For years, we’ve been fascinated by Christian Boltanski’s “Monument (Odessa),” which is part of the permanent collection of the Jewish Museum. The wall installation consists of six photos of children, surrounded by wires connected to more than two dozen lights, above three rusted tin boxes. It makes one instantly think of the Holocaust, of lighted Yahrzeit remembrances in synagogues, of the six million.

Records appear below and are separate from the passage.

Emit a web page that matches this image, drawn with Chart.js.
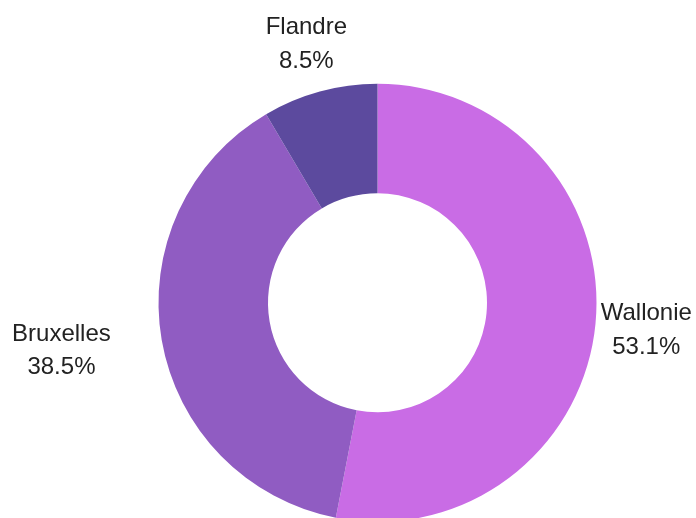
<!DOCTYPE html>
<html>
<head>
<meta charset="utf-8">
<script src="https://cdn.jsdelivr.net/npm/chart.js@4/dist/chart.umd.min.js"></script>
<style>
  html, body { margin: 0; padding: 0; background: #fff; overflow: hidden; }
  #wrap { position: relative; width: 696px; height: 522px; }
</style>
</head>
<body>
<div id="wrap"><canvas id="myChart"></canvas></div>
<script>
const regions = ['Wallonie', 'Bruxelles', 'Flandre'];
const shares = [53.1, 38.5, 8.5];
const sliceColors = ['#c96ce5', '#905cc2', '#5c4a9e'];

// labels outside the ring, two lines: name + percent, centred on the slice's mid angle
const outsideLabels = {
  id: 'outsideLabels',
  afterDatasetsDraw(chart, args, opts) {
    const ctx = chart.ctx;
    const meta = chart.getDatasetMeta(0);
    ctx.save();
    ctx.font = opts.font;
    ctx.fillStyle = opts.color;
    ctx.textAlign = 'center';
    ctx.textBaseline = 'alphabetic';
    meta.data.forEach((arc, i) => {
      const p = arc.getProps(['x', 'y', 'startAngle', 'endAngle', 'outerRadius'], true);
      const mid = (p.startAngle + p.endAngle) / 2;
      const d = p.outerRadius + opts.offset;
      const cx = p.x + Math.cos(mid) * d + (opts.shiftX[i] || 0);
      const cy = p.y + Math.sin(mid) * d;
      const l1 = chart.data.labels[i];
      const l2 = chart.data.datasets[0].data[i].toFixed(1) + '%';
      ctx.fillText(l1, cx, cy - 8.2);
      ctx.fillText(l2, cx, cy - 8.2 + opts.lineGap);
    });
    ctx.restore();
  }
};

const config = {
  type: 'doughnut',
  data: {
    labels: regions,
    datasets: [{
      data: shares,
      backgroundColor: sliceColors,
      borderWidth: 0,
      hoverOffset: 0
    }]
  },
  options: {
    responsive: true,
    maintainAspectRatio: false,
    animation: false,
    cutout: '50%',
    layout: { padding: { top: 83.5, left: 158.5, right: 99.5, bottom: 0 } },
    plugins: {
      legend: { display: false },
      tooltip: { enabled: false },
      outsideLabels: {
        font: '24px "Liberation Sans", Arial, sans-serif',
        color: '#222',
        lineGap: 33.4,
        offset: 51,
        shiftX: [0, -50, 0]
      }
    }
  },
  plugins: [outsideLabels]
};

const myChart = new Chart(document.getElementById('myChart'), config);
</script>
</body>
</html>
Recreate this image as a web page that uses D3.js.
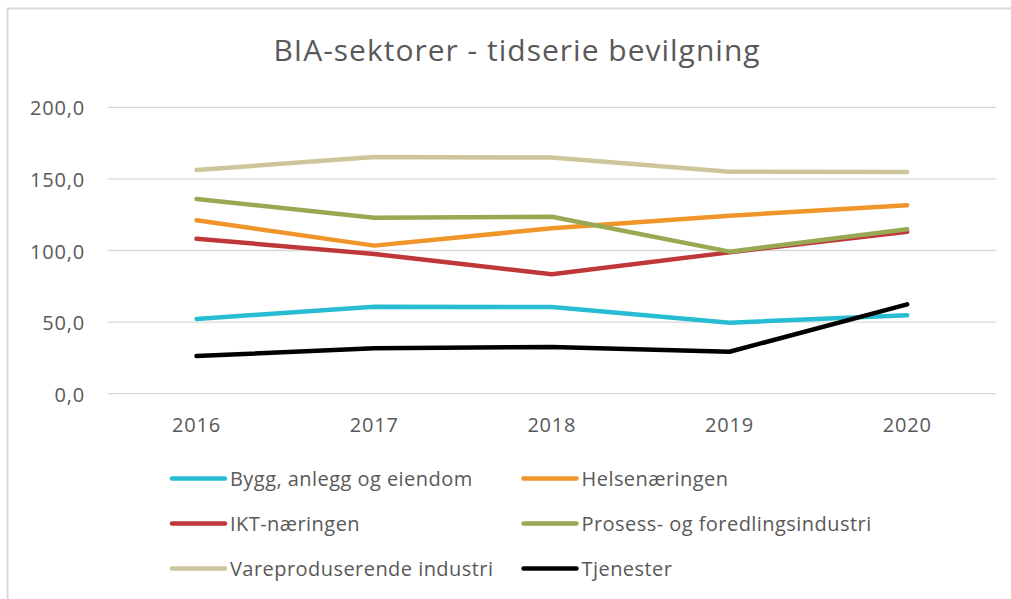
<!DOCTYPE html>
<html>
<head>
<meta charset="utf-8">
<script src="https://cdn.jsdelivr.net/npm/d3@7"></script>
<style>
  html, body { margin: 0; padding: 0; background: #fff; }
  svg { display: block; }
  text { font-family: "Open Sans", sans-serif; fill: #595959; }
</style>
</head>
<body>
<svg id="chart" width="1011" height="599"></svg>
<script>
// data
const years = ["2016", "2017", "2018", "2019", "2020"];
const seriesNames = [
  "Bygg, anlegg og eiendom",
  "Helsenæringen",
  "IKT-næringen",
  "Prosess- og foredlingsindustri",
  "Vareproduserende industri",
  "Tjenester"
];
const bygg      = [52.2, 60.8, 60.5, 49.6, 54.7];
const helse     = [121.1, 103.4, 115.5, 124.3, 131.6];
const ikt       = [108.2, 97.6, 83.4, 98.7, 113.1];
const prosess   = [136.0, 122.9, 123.6, 99.2, 114.8];
const vare      = [156.2, 165.3, 164.9, 155.0, 154.8];
const tjenester = [26.3, 31.7, 32.6, 29.3, 62.4];
const yTicks = [0, 50, 100, 150, 200];

const colors = ["#26bdd3", "#f0952a", "#c0373a", "#98a853", "#cec59a", "#000000"];
const values = [bygg, helse, ikt, prosess, vare, tjenester];

const svg = d3.select("#chart");

// ramme rundt diagrammet
svg.append("rect")
  .attr("x", 7.5).attr("y", 8.5)
  .attr("width", 1020).attr("height", 620)
  .attr("fill", "none")
  .attr("stroke", "#d9d9d9")
  .attr("stroke-width", 2);

// tittel
svg.append("text")
  .attr("x", 517).attr("y", 61)
  .attr("text-anchor", "middle")
  .style("font-size", "30px")
  .style("letter-spacing", "1px")
  .text("BIA-sektorer - tidserie bevilgning");

const x = d3.scaleBand().domain(years).range([107.7, 996]);
const y = d3.scaleLinear().domain([0, 200]).range([393.7, 107.3]);

// rutenett
svg.append("g")
  .selectAll("line")
  .data(yTicks)
  .join("line")
  .attr("x1", 107.7).attr("x2", 996)
  .attr("y1", d => y(d)).attr("y2", d => y(d))
  .attr("stroke", "#d9d9d9")
  .attr("stroke-width", 1.3);

// y-akse
const yAxis = svg.append("g")
  .attr("transform", "translate(85,0)")
  .call(d3.axisLeft(y).tickValues(yTicks).tickSize(0).tickPadding(0)
    .tickFormat(d => d3.format(".1f")(d).replace(".", ",")));
yAxis.select(".domain").remove();
yAxis.selectAll("text")
  .style("font-size", "20px")
  .style("letter-spacing", "0.8px")
  .style("font-family", "'Open Sans', sans-serif")
  .attr("fill", "#595959")
  .attr("dy", "0.38em");

// x-akse
const xAxis = svg.append("g")
  .attr("transform", "translate(0,394)")
  .call(d3.axisBottom(x).tickSize(0).tickPadding(0));
xAxis.select(".domain").remove();
xAxis.selectAll("text")
  .style("font-size", "20px")
  .style("letter-spacing", "0.8px")
  .style("font-family", "'Open Sans', sans-serif")
  .attr("fill", "#595959")
  .attr("y", 0)
  .attr("dy", "1.9em");

// linjer
const line = d3.line()
  .x((d, i) => x(years[i]) + x.bandwidth() / 2)
  .y(d => y(d));

svg.append("g")
  .selectAll("path")
  .data(values)
  .join("path")
  .attr("d", line)
  .attr("fill", "none")
  .attr("stroke", (d, i) => colors[i])
  .attr("stroke-width", 4.5)
  .attr("stroke-linecap", "round")
  .attr("stroke-linejoin", "round");

// tegnforklaring
const legendCols = [172, 523.5];
const legendRows = [478.5, 523.5, 568.5];
const legend = svg.append("g")
  .selectAll("g")
  .data(seriesNames)
  .join("g")
  .attr("transform", (d, i) => `translate(${legendCols[i % 2]},${legendRows[Math.floor(i / 2)]})`);

legend.append("line")
  .attr("x1", 0).attr("x2", 53)
  .attr("stroke", (d, i) => colors[i])
  .attr("stroke-width", 4.5)
  .attr("stroke-linecap", "round");

legend.append("text")
  .attr("x", 58)
  .attr("dy", "0.35em")
  .style("font-size", "20px")
  .style("letter-spacing", "0.45px")
  .text(d => d);
</script>
</body>
</html>
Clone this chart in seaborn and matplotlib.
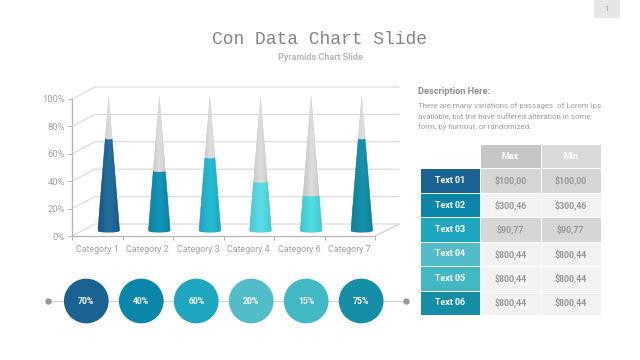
import numpy as np
import matplotlib
matplotlib.use("Agg")
from matplotlib import pyplot as plt
from matplotlib.colors import LinearSegmentedColormap, ListedColormap
from matplotlib.path import Path
from matplotlib.patches import Rectangle
import seaborn as sns

categories = ["Category 1", "Category 2", "Category 3", "Category 4", "Category 6", "Category 7"]
values = [68, 44, 54, 36, 26, 68]
full = [100, 100, 100, 100, 100, 100]
cone_dark = ["#14568a", "#0a7fa3", "#1ba3bf", "#45c8d2", "#3cc8d0", "#0d7f98"]
cone_light = ["#24719f", "#1297ba", "#27bdd6", "#5cdfe6", "#52dde4", "#1793ae"]

circle_labels = ["70%", "40%", "60%", "20%", "15%", "75%"]
circle_colors = ["#1a6291", "#0a86ab", "#1ea6c1", "#52bdc9", "#41b8c4", "#168da6"]

table_rows = ["Text 01", "Text 02", "Text 03", "Text 04", "Text 05", "Text 06"]
table_max = ["$100,00", "$300,46", "$90,77", "$800,44", "$800,44", "$800,44"]
table_min = ["$100,00", "$300,46", "$90,77", "$800,44", "$800,44", "$800,44"]

sns.set_theme(style="white")
plt.rcParams["font.family"] = ["Roboto", "DejaVu Sans"]
GREY = "#a3a3a3"


def px_axes(left, top, right, bottom):
    # axes placed with reference pixel coordinates
    a = fig.add_axes([left / 640, 1 - bottom / 360, (right - left) / 640, (bottom - top) / 360])
    a.patch.set_alpha(0)
    return a


fig = plt.figure(figsize=(6.4, 3.6), dpi=100, facecolor="white")

# page overlay, for the slide texts and the 3d walls
page = px_axes(0, 0, 640, 360)
page.set_xlim(0, 640)
page.set_ylim(360, 0)
page.axis("off")
page.add_patch(Rectangle((594, 0), 26, 18, color="#e6e6e6", lw=0))
page.text(607, 9, "1", ha="center", va="center", fontsize=5.5, color="#999999")
page.text(320, 40, "Con Data Chart Slide", ha="center", va="center", fontsize=13,
          family="Liberation Mono", color="#858585")
page.text(320, 57, "Pyramids Chart Slide", ha="center", va="center", fontsize=6.5,
          fontweight="bold", color="#b8b8b8")
page.text(418, 92, "Description Here:", ha="left", va="center", fontsize=6.7,
          fontweight="bold", color="#8f8f8f")
for y, line in zip([106, 116.5, 127], ["There are many variations of passages  of Lorem Ips",
                                       "available, but the have suffered alteration in some",
                                       "form, by humour, or randomized."]):
    page.text(418, y, line, ha="left", va="center", fontsize=5.7, color="#a0a0a0")

# back wall and floor
for t in range(6):
    yf = 236 - t * 27.4
    yb = 224 - t * 27.4
    page.plot([72, 95, 399], [yf, yb, yb], color="#dcdcdc", lw=0.9)
page.plot([375, 399], [236, 224], color="#cfcfcf", lw=0.9)

# front axes, holds the ticks
front = px_axes(72, 99, 375, 236)
sns.despine(ax=front)
front.set_xlim(-0.5, 5.5)
front.set_ylim(0, 100)
front.set_yticks([0, 20, 40, 60, 80, 100])
front.set_yticklabels(["0%", "20%", "40%", "60%", "80%", "100%"])
front.set_xticks(np.arange(6))
front.set_xticklabels(categories)
front.set_xticks(np.arange(-0.5, 6), minor=True)
front.tick_params(axis="x", which="major", length=0, labelsize=6.4, labelcolor=GREY, pad=6.5)
front.tick_params(axis="x", which="minor", length=3, width=0.8, color="#b5b5b5", bottom=True)
front.tick_params(axis="y", length=3, width=0.8, color="#b5b5b5", left=True, labelsize=6.8,
                  labelcolor=GREY, pad=2)
for s in ["left", "bottom"]:
    front.spines[s].set_color("#b5b5b5")
    front.spines[s].set_linewidth(0.9)

# cones, drawn as bars then clipped to the cone shape
cones = px_axes(83.4, 95, 387, 234.8)
sns.barplot(x=categories, y=full, color="#cfcfcf", width=0.435, saturation=1, ax=cones)
sns.barplot(x=categories, y=values, hue=categories, palette=cone_dark, width=0.435,
            saturation=1, legend=False, ax=cones)
cones.set_xlim(-0.5, 5.5)
cones.set_ylim(-3, 100)
cones.axis("off")

bars = cones.patches
for n, bar in enumerate(bars):
    x0, w, h = bar.get_x(), bar.get_width(), bar.get_height()
    mid = x0 + w / 2
    t = np.linspace(np.pi, 2 * np.pi, 24)
    arc = np.column_stack([mid + w / 2 * np.cos(t), 1.3 * np.sin(t)])
    if n < 6:
        verts = np.vstack([arc, [[mid, 100]], arc[:1]])
        cmap = LinearSegmentedColormap.from_list("g", ["#bcbcbc", "#dedede", "#c2c2c2"])
        top = h
    else:
        k = n - 6
        # the cut of the cone, with a slight curve, from right to left
        half = w / 2 * (1 - h / 100)
        s = np.linspace(0, np.pi, 12)
        cut = np.column_stack([mid + half * np.cos(s), h - 0.7 * np.sin(s)])
        verts = np.vstack([arc, cut, arc[:1]])
        cmap = LinearSegmentedColormap.from_list("c", [cone_dark[k], cone_light[k], cone_dark[k]])
        top = h + 1
    clip = Path(verts, closed=True)
    im = cones.imshow(np.linspace(0, 1, 32)[None, :], extent=(x0, x0 + w, -3, top), aspect="auto",
                      cmap=cmap, origin="lower", zorder=3 if n < 6 else 4)
    im.set_clip_path(clip, transform=cones.transData)
    bar.set_clip_path(clip, transform=cones.transData)
cones.set_xlim(-0.5, 5.5)
cones.set_ylim(-3, 100)

# timeline of circles
line = px_axes(48, 270, 405.7, 332)
pos = np.arange(len(circle_labels))
line.plot([-0.696, 5.81], [0, 0], color="#d5d5d5", lw=0.9, zorder=1)
line.plot([-0.696, 5.81], [0, 0], ls="", marker="o", ms=3.6, color="#999999", clip_on=False, zorder=2)
sns.scatterplot(x=pos, y=[0] * 6, hue=circle_labels, palette=circle_colors, s=1036, linewidth=0,
                legend=False, clip_on=False, zorder=3, ax=line)
for i, lab in zip(pos, circle_labels):
    line.text(i, 0, lab, ha="center", va="center", fontsize=6.2, fontweight="bold",
              color="white", zorder=4)
line.set_xlim(-0.696, 5.81)
line.set_ylim(-1, 1)
line.axis("off")

# table, a heatmap of colour indexes with the strings as annotations
cell_colors = ["#ffffff", "#c6c6c6", "#d9d9d9", "#d6d6d6", "#f2f2f2"] + circle_colors
idx = [[0, 1, 2],
       [5, 3, 3],
       [6, 4, 4],
       [7, 3, 3],
       [8, 4, 4],
       [9, 4, 4],
       [10, 4, 4]]
annot = [["", "Max", "Min"]] + [list(r) for r in zip(table_rows, table_max, table_min)]
tab = px_axes(420, 144, 601, 315)
sns.heatmap(idx, annot=np.array(annot), fmt="", cmap=ListedColormap(cell_colors), vmin=-0.5,
            vmax=len(cell_colors) - 0.5, cbar=False, linewidths=0.7, linecolor="white",
            xticklabels=False, yticklabels=False,
            annot_kws={"fontsize": 6.4, "fontweight": "bold"}, ax=tab)
for txt, (r, c) in zip(tab.texts, [(r, c) for r in range(7) for c in range(3)]):
    txt.set_color("white" if r == 0 or c == 0 else "#979797")

fig.savefig("out.png", dpi=100)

However, Boltanski, who was born in France in 1944, has stated, “My work is about the fact of dying, but it’s not about the Holocaust itself.” On Friday, December 12, at 8:00 in the morning, Boltanski, who built a mountain of clothing at the Park Avenue Armory for “No Man’s Land” in 2010 — an immersive work that also evoked the Holocaust — will discuss art, memory, “Monument (Odessa),” and more during the Jewish Museum’s latest downtown edition of “AM at the JM,” a free morning talk, with free java, at Think Coffee by Union Square, hosted by Jens Hoffmann, deputy director of exhibitions and public programs at the Jewish Museum. “A good work of art can never be read in one way. My work is full of contradictions,” Boltanski told Tamar Garb in 1997. “There are many ways of looking at the work. It has to be ‘unfocused’ somehow so that everyone can recognize something of their own self when viewing it.” This coffee klatch should make for quite a heady way to start the day.